But the Liberals never regained their pre martial law strength. Jovito Salonga became the first Senate President after martial law, and the formerly thoroughly pro-American LP helped maneuver the removal of the US Bases, showing how far the party had evolved.

But it was never more than a bit player in subsequent governments. The President, from the start, junked her father’s party and joined other parties; then, in 2005, when her presidency got embroiled in controversy, the question of what to do about led to a split among the Liberals. Lito Atienza insisted the rules were ignored in deciding the question; others, like Frank Drilon, insisted they’d properly junked the President. The split continues to this day, but Atienza obviously bet on a losing horse.

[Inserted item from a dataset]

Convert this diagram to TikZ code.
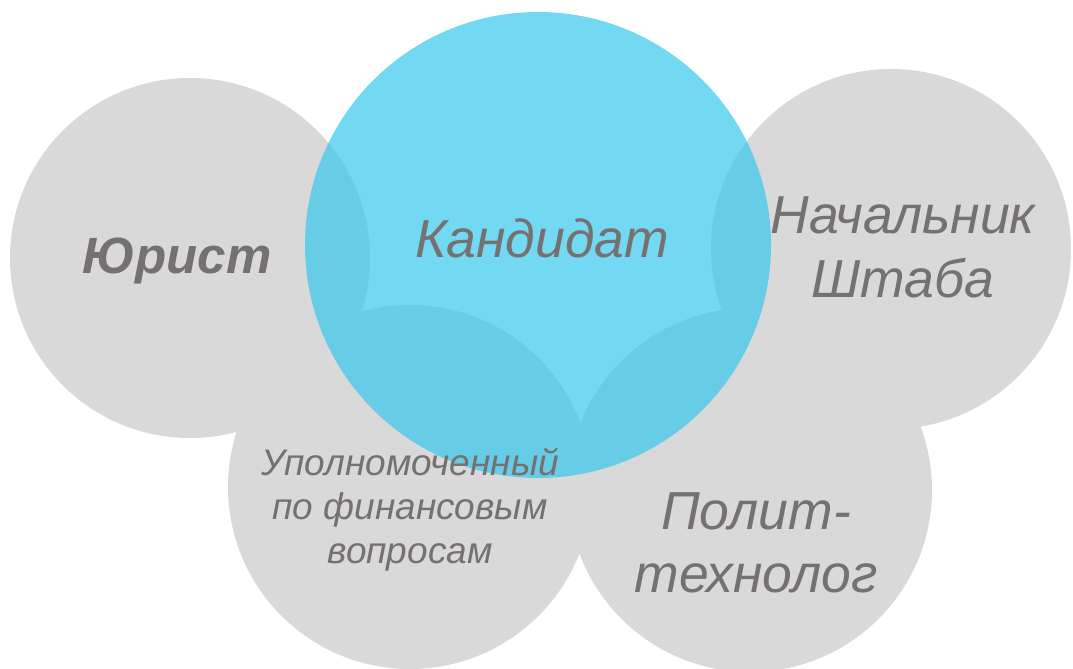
\documentclass[tikz,border=0pt]{standalone}
\usepackage{fontspec}
\setmainfont{Liberation Sans}
\definecolor{grayC}{RGB}{217,217,217}
\definecolor{cyanC}{RGB}{55,199,236}
\definecolor{textC}{RGB}{118,113,113}
\begin{document}
\begin{tikzpicture}[x=1bp,y=-1bp,role/.style={fill=grayC},roleK/.style={fill=cyanC,fill opacity=0.7},label/.style={text=textC,font=\itshape,align=center,anchor=base,inner sep=0pt}]
\def\rs{180};
\def\rk{233};

\useasboundingbox (0,0) rectangle (1073,669);

\fill[role] (190,258) circle (\rs);
\fill[role] (891,249) circle (\rs);
\fill[role] (410,487) circle (\rs+2);
\fill[role] (750,490) circle (\rs+2);
\fill[roleK] (538,245) circle (\rk);

\node[label,font=\bfseries\itshape\fontsize{51bp}{60bp}\selectfont] (jur) at (177,273) {Юрист};
\node[label,font=\itshape\fontsize{53.5bp}{66bp}\selectfont] (kand) at (542,257) {Кандидат};
\node[label,font=\itshape\fontsize{53.5bp}{64bp}\selectfont] (nach) at (903,297) {Начальник\\Штаба};
\node[label,font=\itshape\fontsize{53.5bp}{63bp}\selectfont] (polit) at (756,592) {Полит-\\технолог};
\node[label,font=\itshape\fontsize{37bp}{44bp}\selectfont] (upol) at (410,563) {Уполномоченный\\по финансовым\\вопросам};
\end{tikzpicture}
\end{document}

Last year, the Nacionalista Senate President, Manuel Villar was ousted in the first salvo of the 2010 campaign. The methodical campaign of Manuel Roxas II, who took over as party chief from Drilon, seemed all set.

In August of this year, the death of Cory Aquino propelled her son, Benigno Aquino III, to the forefront and Roxas, seeing the public clamor, set aside his ambitions to support Aquino’s candidacy. Aquino, in turn, asked Roxas to be his running mate. Elder party members, recalling not only the rivalry of Gerry and Ninoy, but also President Roxas’ refusal to abandon his quest for the presidency upon an appeal by President Osmena, commented on Mar Roxas statesmanship.

And indeed, this is the strength and weakness of the Liberal Party: its history, since martial law, has been of idealism that gets in the way of political pragmatism. Now, however, it faces the task of managing to balance both.

When we return, we’ll meet a true Liberal stalwart for a peek into where the LP is now, as it grapples with something it hasn’t experienced since 1972: frontrunner status as the party to beat.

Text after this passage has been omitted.